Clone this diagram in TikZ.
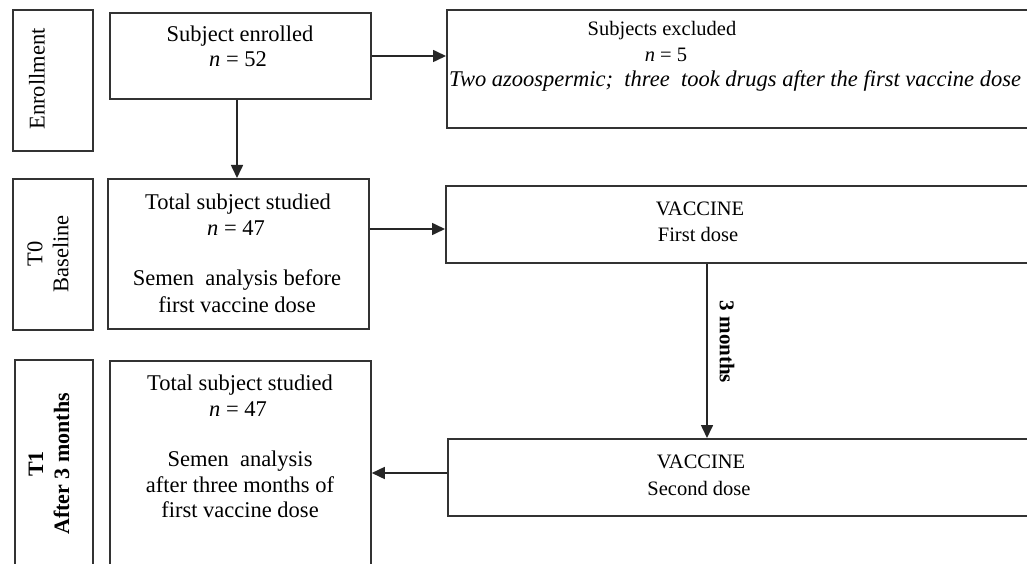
\documentclass[tikz,border=0pt]{standalone}
\usepackage{fontspec}
\setmainfont{Liberation Serif}
\usetikzlibrary{arrows.meta,calc}
\begin{document}
\begin{tikzpicture}[x=1pt,y=-1pt,
  box/.style={draw=black!80, line width=1.8pt, rectangle, inner sep=0pt, anchor=north west},
  arr/.style={draw=black!85, line width=1.6pt, -{Triangle[length=13pt,width=12pt]}},
  lt/.style={font=\fontsize{22.5}{26}\selectfont, anchor=base, inner sep=0pt, text=black},
  rt/.style={font=\fontsize{20.5}{24}\selectfont, anchor=base, inner sep=0pt, text=black},
  lab/.style={font=\fontsize{22.5}{26}\selectfont, rotate=90, align=center, inner sep=0pt, text=black}]
\useasboundingbox (0,0) rectangle (1027,564);
\clip (0,0) rectangle (1027,564);
\fill[white] (0,0) rectangle (1027,564);
% boxes
\node[box, minimum width=600pt, minimum height=118pt] (ex) at (446,9) {};
\node[box, minimum width=80pt, minimum height=141pt] (enl) at (12,9) {};
\node[box, minimum width=261pt, minimum height=86pt] (en) at (109,12) {};
\node[box, minimum width=80pt, minimum height=151pt] (t0l) at (12,178) {};
\node[box, minimum width=261pt, minimum height=150pt] (t0) at (107,178) {};
\node[box, minimum width=600pt, minimum height=77pt] (v1) at (445,185) {};
\node[box, minimum width=78pt, minimum height=250pt] (t1l) at (14,359) {};
\node[box, minimum width=261pt, minimum height=250pt] (t1) at (109,360) {};
\node[box, minimum width=600pt, minimum height=77pt] (v2) at (447,438) {};
% labels
\node[lab] (enlt) at (37,79) {Enrollment};
\node[lab] (t0lt) at (48,254) {T0\\Baseline};
\node[lab, font=\fontsize{22}{26}\selectfont\bfseries] (t1lt) at (49,464) {T1\\After 3 months};
% texts
\node[lt] (en1) at (240,42) {Subject enrolled};
\node[lt] (en2) at (238,67) {\textit{n} = 52};
\node[rt] (ex1) at (662,36) {Subjects excluded};
\node[rt] (ex2) at (666,62) {\textit{n} = 5};
\node[rt, anchor=base west, font=\fontsize{22.5}{26}\selectfont\itshape] (ex3) at (449,87) {Two azoospermic;\ \ three\ \ took drugs after the first vaccine dose};
\node[lt] (t01) at (238,209) {Total subject studied};
\node[lt] (t02) at (236,235) {\textit{n} = 47};
\node[lt] (t03) at (237,285) {Semen\ \ analysis before};
\node[lt] (t04) at (237,312) {first vaccine dose};
\node[rt] (v11) at (700,215) {VACCINE};
\node[rt] (v12) at (698,241) {First dose};
\node[lt] (t11) at (240,390) {Total subject studied};
\node[lt] (t12) at (238,416) {\textit{n} = 47};
\node[lt] (t13) at (240,466) {Semen\ \ analysis};
\node[lt] (t14) at (240,492) {after three months of};
\node[lt] (t15) at (240,517) {first vaccine dose};
\node[rt] (v21) at (701,468) {VACCINE};
\node[rt] (v22) at (699,495) {Second dose};
% arrows
\draw[arr] (en.east |- 0,56) -- (ex.west |- 0,56);
\draw[arr] (en.south -| 237,0) -- (t0.north -| 237,0);
\draw[arr] (t0.east |- 0,229) -- (v1.west |- 0,229);
\coordinate (m1) at (707,0);
\draw[arr] (v1.south -| m1) -- (v2.north -| m1);
\node[font=\fontsize{21}{24}\selectfont\bfseries, rotate=-90, inner sep=0pt] (mon) at (727,342) {3 months};
\draw[arr] (v2.west |- 0,473) -- (t1.east |- 0,473);
\end{tikzpicture}
\end{document}
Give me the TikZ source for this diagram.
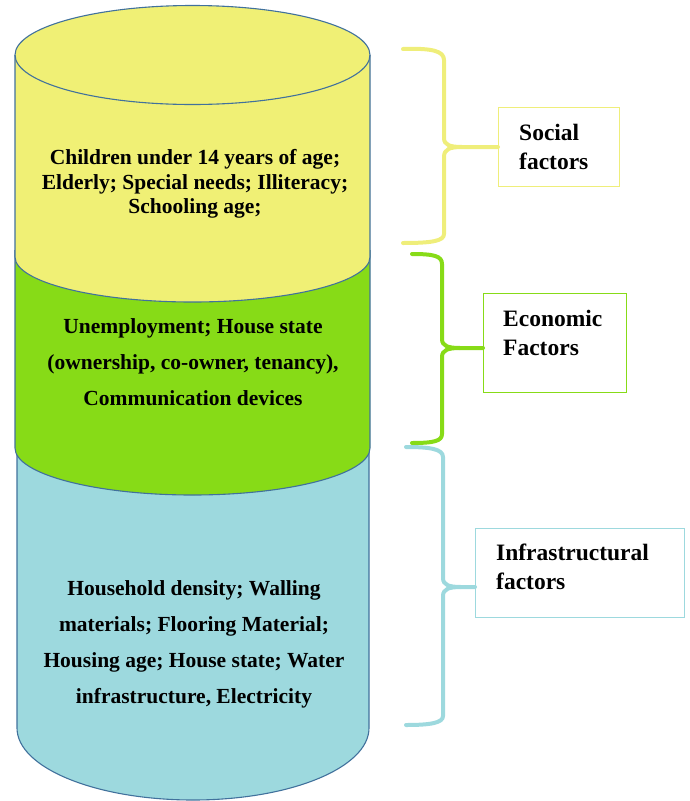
\documentclass[tikz,border=0pt]{standalone}
\usepackage{fontspec}
\setmainfont{Liberation Serif}
\definecolor{cylyellow}{HTML}{F0F075}
\definecolor{cylgreen}{HTML}{87DB17}
\definecolor{cylblue}{HTML}{9DD9DE}
\definecolor{rim}{HTML}{41719C}
\definecolor{braceyellow}{HTML}{EFEE7A}
\begin{document}
\begin{tikzpicture}[x=1pt,y=-1pt,
  rimline/.style={draw=rim,line width=1.1pt},
  bodytext/.style={align=center,font=\bfseries\fontsize{21.5}{36}\selectfont,inner sep=0pt},
  labeltext/.style={align=left,font=\bfseries\fontsize{23.5}{28.5}\selectfont,inner sep=0pt,anchor=north west},
  labelbox/.style={draw=#1,line width=1pt,inner sep=0pt,anchor=north west},
  bracepath/.style={draw=#1,line width=4pt,line cap=round,line join=round}]
\useasboundingbox (0,0) rectangle (689,801);
% blue cylinder section
\path[fill=cylblue] (17,440) -- (17,728) arc[start angle=180,end angle=0,x radius=176,y radius=72] -- (369,440) -- cycle;
\draw[rimline] (17,440) -- (17,728) arc[start angle=180,end angle=0,x radius=176,y radius=72] -- (369,440);
% green cylinder section
\path[fill=cylgreen] (15,250) -- (15,448) arc[start angle=180,end angle=0,x radius=177.5,y radius=47] -- (370,250) -- cycle;
\draw[rimline] (15,250) -- (15,448) arc[start angle=180,end angle=0,x radius=177.5,y radius=47] -- (370,250);
% yellow cylinder section
\path[fill=cylyellow] (15,55) -- (15,257) arc[start angle=180,end angle=0,x radius=177.5,y radius=45] -- (370,55) arc[start angle=0,end angle=-180,x radius=177.5,y radius=49.5] -- cycle;
\draw[rimline] (15,55) -- (15,257) arc[start angle=180,end angle=0,x radius=177.5,y radius=45] -- (370,55);
\draw[rimline] (192.5,55) ellipse[x radius=177.5,y radius=49.5];
% texts in cylinder
\node[bodytext,font=\bfseries\fontsize{21.5}{24.5}\selectfont] (ytext) at (195,184) {Children under 14 years of age;\\Elderly; Special needs; Illiteracy;\\Schooling age;};
\node[bodytext] (gtext) at (193,362) {Unemployment; House state\\(ownership, co-owner, tenancy),\\Communication devices};
\node[bodytext] (btext) at (194,644) {Household density; Walling\\materials; Flooring Material;\\Housing age; House state; Water\\infrastructure, Electricity};
% label boxes
\node[labelbox=braceyellow,minimum width=121pt,minimum height=79pt] (sbox) at (498,107) {};
\node[labeltext] (stext) at (519,124) {Social\\factors};
\node[labelbox=cylgreen,minimum width=143pt,minimum height=99pt] (ebox) at (483,293) {};
\node[labeltext] (etext) at (503,310) {Economic\\Factors};
\node[labelbox=cylblue,minimum width=209pt,minimum height=89pt] (ibox) at (475,528) {};
\node[labeltext] (itext) at (496,544) {Infrastructural\\factors};
% braces
\coordinate (stip) at (462,147);
\coordinate (etip) at (460,348);
\coordinate (itip) at (461,587);
\draw[bracepath=braceyellow] (403,49) .. controls (432,48) and (444,51) .. (444,60) -- (444,138) .. controls (444,145) and (450,147) .. (stip) -- (stip -| sbox.west);
\draw[bracepath=braceyellow] (stip) .. controls (450,147) and (444,149) .. (444,157) -- (444,234) .. controls (444,241) and (432,243) .. (403,243);
\draw[bracepath=cylgreen] (412,254) .. controls (434,254) and (442,256) .. (442,264) -- (442,339) .. controls (442,346) and (448,348) .. (etip) -- (etip -| ebox.west);
\draw[bracepath=cylgreen] (etip) .. controls (448,348) and (442,350) .. (442,357) -- (442,434) .. controls (442,441) and (434,443) .. (412,443);
\draw[bracepath=cylblue] (406,447) .. controls (430,447) and (443,449) .. (443,457) -- (443,578) .. controls (443,585) and (449,587) .. (itip) -- (itip -| ibox.west);
\draw[bracepath=cylblue] (itip) .. controls (449,587) and (443,589) .. (443,596) -- (443,716) .. controls (443,723) and (430,725) .. (406,725);
\end{tikzpicture}
\end{document}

::::

▸ AIM
How many of the lines above hold "diagram"? Answer with only the number.

▸ PROBLEM SOLUTION
2